James repeatedly shared this basic outline of Padmore’s life and work, while omitting details of Padmore’s actual politics, emphasizing his belief that Padmore provided critical ideological continuity for global Pan-African and labor revolt. In pioneering this narrative of George Padmore’s life, James believed he was placing a crucial pillar in the framework of the Black radical tradition. With this cornerstone, James wished his audiences to understand that one need not become a statesman to be considered a successful revolutionary, but merely a disciplined organizer with skills in political education, agitation, and propaganda. Further, the terms of Black autonomy, socialism, and resistance to empire were more complicated than they first appeared.

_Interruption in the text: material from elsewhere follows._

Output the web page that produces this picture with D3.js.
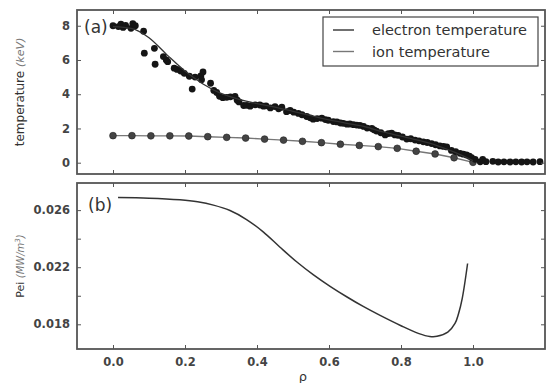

Successful Revolutionaries Need Not Be Statesmen Above Society

It is clear James Padmore was an implacable foe of white supremacy and empire and an independent Marxist, but it was rarely apparent what this meant for Padmore’s actual practice of political teaching and advising. We know that James did not believe Padmore to be an exceptional orator; we also know that he felt that Padmore’s published works were often distinguished by dry economic details instead of epic ruptures in party politics or struggles of social classes. For Padmore, poor wages and the condition of Black working people revealed that the institutions of white supremacy and the empire of capital were synonymous on a global scale — this was essentially Trinidad’s Eric Williams’s and Ghana’s Kwame Nkrumah’s view.

Padmore propagandized against oppressive acts and institutions: the stealing of colonized peoples’ land, subordination of Africans through Pass Laws and other racial and anti-labour legislation in Africa, lynching, segregation, and mass unemployment in the USA. In 1959, James reflected, “Everybody says these things nowadays”; they are even “commonly heard, and play a role,” in elections in the United States and in Britain. In the early 1930s, James argued, “George was giving them currency.”

Black Toilers and Progressive Guardians

Padmore in 1937 with a cigarette in his mouth ( Wiki Commons)

Padmore, however, beyond challenges to racism and empire, rarely offered vistas of self-emancipating labor in his writings — not even for people of color. Padmore’s Life and Struggles of Negro Toilers (1931), despite the title’s emphasis on resistance, can only partially be seen as an exception to this rule. For Padmore, socialism and democracy meant a type of economic radicalism, where social equality and material welfare were asserted through a constitutional republic. Labor mobilized to achieve these “rights” and then was loyal and subordinate to a post-colonial guardian state. This dependence on progressive guardianship was consistent with Padmore’s reading of Leninism.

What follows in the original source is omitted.